Pakistan ranks eighth in the world in terms of farm output. It is one of the world’s largest producers and suppliers of food and crops: chickpea (3rd), apricot (6th), cotton, rice and mango (4th), milk sugarcane and date palm (5th), kinnow or citrus (6th), and wheat and onion (7th). However, the share of agriculture in gross domestic product (GDP) has declined since independence, falling from 53 per cent in 1949-50 to 19.8 per cent in 2016-17. Policymakers’ apathy, poor institutional framework, unpredictable official policies, undue pressure by donor agencies and privatisation are cited as major reasons behind the current situation. At the same time the food imports into the country have continued to witness an increase, placing severe pressure on the already fragile forex reserves of the country.
The increased urbanization due to the rising population is leading to conversion of agricultural land into residential developments reducing the cultivable area and a decline in food production. In addition, lack of technological advancements in the sector coupled with the falling water levels are reducing yields. Pakistan needs to feed the growing population and unless sustainable efforts are undertaken to address the situation and contain the import dependence food security could become a reality and a major issue in the future.

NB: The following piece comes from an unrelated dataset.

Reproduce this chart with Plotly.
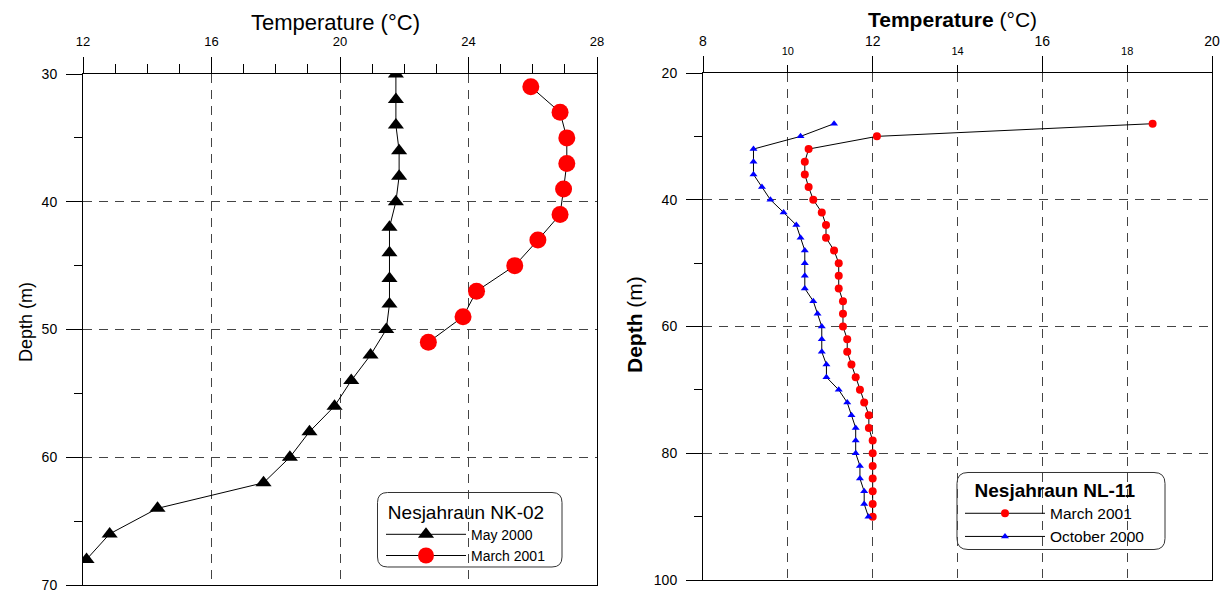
import plotly.graph_objects as go

# ---------------- data ----------------
nk02_may_depth = [30, 32, 34, 36, 38, 40, 42, 44, 46, 48, 50, 52, 54, 56, 58, 60, 62, 64, 66, 68]
nk02_may_temp = [21.74, 21.74, 21.74, 21.84, 21.84, 21.74, 21.54, 21.54, 21.54, 21.54,
                 21.44, 20.95, 20.35, 19.83, 19.05, 18.44, 17.62, 14.32, 12.83, 12.11]

nk02_mar_depth = [31, 33, 35, 37, 39, 41, 43, 45, 47, 49, 51]
nk02_mar_temp = [25.94, 26.85, 27.06, 27.06, 26.96, 26.85, 26.16, 25.44, 24.25, 23.83, 22.75]

nl11_depth = [28, 30, 32, 34, 36, 38, 40, 42, 44, 46, 48, 50, 52, 54, 56, 58,
              60, 62, 64, 66, 68, 70, 72, 74, 76, 78, 80, 82, 84, 86, 88, 90]
nl11_mar_temp = [18.6, 12.10, 10.49, 10.40, 10.40, 10.49, 10.60, 10.80, 10.90, 10.90, 11.09, 11.20,
                 11.20, 11.20, 11.30, 11.30, 11.30, 11.40, 11.40, 11.50, 11.60, 11.70, 11.80, 11.91,
                 11.91, 12.0, 12.0, 12.0, 12.0, 12.0, 12.0, 12.0]
nl11_oct_temp = [11.09, 10.30, 9.19, 9.19, 9.19, 9.39, 9.59, 9.90, 10.20, 10.30, 10.40, 10.40,
                 10.40, 10.40, 10.60, 10.70, 10.80, 10.80, 10.80, 10.91, 10.91, 11.20, 11.40, 11.50,
                 11.60, 11.60, 11.60, 11.70, 11.70, 11.80, 11.80, 11.90]

left_xticks = [12, 16, 20, 24, 28]
left_yticks = [30, 40, 50, 60, 70]
right_xticks_big = [8, 12, 16, 20]
right_xticks_small = [10, 14, 18]
right_yticks = [20, 40, 60, 80, 100]

# ---------------- layout helpers ----------------
W, H = 1223, 592
FONT = "Liberation Sans, Arial, sans-serif"


def px(x):
    return x / W


def py(y):
    return 1 - y / H


def rounded_box(x0, y0, x1, y1, r):
    pts = [
        ("M", [(x0 + r, y0)]), ("L", [(x1 - r, y0)]), ("Q", [(x1, y0), (x1, y0 + r)]),
        ("L", [(x1, y1 - r)]), ("Q", [(x1, y1), (x1 - r, y1)]), ("L", [(x0 + r, y1)]),
        ("Q", [(x0, y1), (x0, y1 - r)]), ("L", [(x0, y0 + r)]), ("Q", [(x0, y0), (x0 + r, y0)]),
    ]
    s = ""
    for cmd, coords in pts:
        s += cmd + " ".join(f"{px(a):.5f},{py(b):.5f}" for a, b in coords) + " "
    return s + "Z"


GRID_DASH = "9px,7px"

fig = go.Figure()

fig.add_trace(go.Scatter(
    x=nk02_may_temp, y=nk02_may_depth, mode="lines+markers", name="May 2000",
    line=dict(color="black", width=1),
    marker=dict(symbol="triangle-up", size=14, color="black"),
    xaxis="x", yaxis="y", legend="legend"))
fig.add_trace(go.Scatter(
    x=nk02_mar_temp, y=nk02_mar_depth, mode="lines+markers", name="March 2001",
    line=dict(color="black", width=1),
    marker=dict(symbol="circle", size=17, color="#ff0000"),
    xaxis="x", yaxis="y", legend="legend"))

fig.add_trace(go.Scatter(
    x=nl11_mar_temp, y=nl11_depth, mode="lines+markers", name="March 2001",
    line=dict(color="black", width=1),
    marker=dict(symbol="circle", size=8, color="#ff0000"),
    xaxis="x2", yaxis="y2", legend="legend2"))
fig.add_trace(go.Scatter(
    x=nl11_oct_temp, y=nl11_depth, mode="lines+markers", name="October 2000",
    line=dict(color="black", width=1),
    marker=dict(symbol="triangle-up", size=7, color="#0000ff"),
    xaxis="x2", yaxis="y2", legend="legend2"))
# empty helper trace so the secondary (small-label) top axis is drawn
fig.add_trace(go.Scatter(
    x=[None], y=[None], mode="markers", showlegend=False, hoverinfo="skip",
    xaxis="x3", yaxis="y2"))

common_axis = dict(showline=True, linecolor="black", linewidth=1, mirror=True,
                   zeroline=False, ticks="outside", tickcolor="black", tickwidth=1,
                   showgrid=True, gridcolor="#444444", gridwidth=1, griddash=GRID_DASH,
                   ticklabeloverflow="allow")

fig.update_layout(
    width=W, height=H, autosize=False,
    margin=dict(l=0, r=0, t=0, b=0, pad=0, autoexpand=False),
    paper_bgcolor="white", plot_bgcolor="white",
    font=dict(family=FONT, color="black", size=14),
    showlegend=True,
    xaxis=dict(
        **common_axis, domain=[px(83), px(597)], anchor="y", side="top",
        range=[12, 28], tickvals=left_xticks, ticklen=16, ticklabelstandoff=6,
        tickfont=dict(size=13),
        minor=dict(dtick=1, tick0=12, ticklen=9, tickcolor="black", ticks="outside", showgrid=False),
    ),
    yaxis=dict(
        **common_axis, domain=[py(585), py(74)], anchor="x",
        range=[70, 30], autorange=False, tickvals=left_yticks, ticklen=16, ticklabelstandoff=6,
        tickfont=dict(size=14),
        minor=dict(dtick=5, tick0=30, ticklen=8, tickcolor="black", ticks="outside", showgrid=False),
    ),
    xaxis2=dict(
        **common_axis, domain=[px(703), px(1212)], anchor="y2", side="top",
        range=[8, 20], tickvals=right_xticks_big, ticklen=16, ticklabelstandoff=4,
        tickfont=dict(size=14),
        minor=dict(dtick=2, tick0=8, ticklen=7, tickcolor="black", ticks="outside",
                   showgrid=True, gridcolor="#444444", gridwidth=1, griddash=GRID_DASH),
    ),
    xaxis3=dict(
        overlaying="x2", anchor="y2", side="top", range=[8, 20], autorange=False,
        tickvals=right_xticks_small, ticks="outside", ticklen=7, tickcolor="black",
        ticklabelstandoff=6,
        tickfont=dict(size=11), showgrid=False, showline=False, zeroline=False,
    ),
    yaxis2=dict(
        **common_axis, domain=[py(580), py(73)], anchor="x2",
        range=[100, 20], autorange=False, tickvals=right_yticks, ticklen=16, ticklabelstandoff=6,
        tickfont=dict(size=14),
        minor=dict(dtick=10, tick0=20, ticklen=8, tickcolor="black", ticks="outside", showgrid=False),
    ),
    legend=dict(
        title=dict(text="Nesjahraun NK-02", side="top center", font=dict(size=19)),
        x=px(381), y=py(494), xanchor="left", yanchor="top",
        bgcolor="rgba(0,0,0,0)", borderwidth=0, font=dict(size=14),
        itemwidth=80, tracegroupgap=0,
    ),
    legend2=dict(
        title=dict(text="<b>Nesjahraun NL-11</b>", side="top center", font=dict(size=19)),
        x=px(960), y=py(472), xanchor="left", yanchor="top",
        bgcolor="rgba(0,0,0,0)", borderwidth=0, font=dict(size=15.5),
        itemwidth=80, tracegroupgap=0,
    ),
    shapes=[
        dict(type="path", xref="paper", yref="paper",
             path=rounded_box(377.5, 492.5, 562, 567, 10),
             line=dict(color="#333333", width=1), fillcolor="white", layer="below"),
        dict(type="path", xref="paper", yref="paper",
             path=rounded_box(957, 472.5, 1165, 549.5, 11),
             line=dict(color="#333333", width=1), fillcolor="white", layer="below"),
    ],
    annotations=[
        dict(text="Temperature (°C)", xref="paper", yref="paper", x=px(335), y=py(22),
             xanchor="center", yanchor="middle", showarrow=False, font=dict(size=22)),
        dict(text="<b>Temperature</b> (°C)", xref="paper", yref="paper", x=px(952), y=py(20),
             xanchor="center", yanchor="middle", showarrow=False, font=dict(size=21)),
        dict(text="Depth (m)", xref="paper", yref="paper", x=px(26), y=py(322),
             xanchor="center", yanchor="middle", showarrow=False, textangle=-90, font=dict(size=18)),
        dict(text="<b>Depth</b> (m)", xref="paper", yref="paper", x=px(634), y=py(325),
             xanchor="center", yanchor="middle", showarrow=False, textangle=-90, font=dict(size=21)),
    ],
)

fig.write_html("out.html")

It is not a question of when, but a question of how to diffuse the population bomb. There needs to be an active debate, rational policy-making, and provision adequate funding for improving the socio-economic well-being of the people, while instituting strict population control measures. In the absence of such concerted efforts there are chances of large segments of the population being marginalized leading to social unrest and serious repercussions within the economy.